Jenny Bennett-Tuionetoa (born c. 1987) is a Samoan writer and LGBTQ rights activist. In 2018, she was the Pacific regional winner of the Commonwealth Short Story Prize.

== Biography ==
Jenny Bennett-Tuionetoa was born in Samoa around 1987. After fighting depression and low self-esteem in her teen years, she began writing in her early 20s. Her first short story was published in the Samoa Observer in 2008, with the support of editor Savea Sano Malifa.

In 2013, Bennett-Tuionetoa graduated with a bachelor's degree from the University of the South Pacific. From 2014 to 2016, she taught English in the university's College of Foundation Studies, on its Alafua campus. As of early 2021, she was pursuing a master's degree in literature from the same university.

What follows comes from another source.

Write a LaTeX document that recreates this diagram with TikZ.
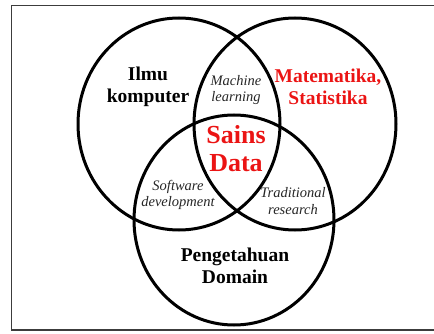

Bennett-Tuionetoa has received the most recognition for her short story "Matalasi," meaning "varied" or "many-fold" in Samoan. The story deals with the experiences of a fa'afatama, a third gender person in Samoan culture who was assigned female at birth but possesses both masculine and feminine traits. Bennett-Tuionetoa herself is non-binary.

In 2017, "Matalasi" won in the Samoan category for the Samoa Observer Tusitala Story Competition. Then, in 2018, "Matalasi" was named the winner for the Pacific region of the Commonwealth Short Story Prize.

In addition to her writing, Bennett-Tuionetoa is an activist for LGBTQ rights.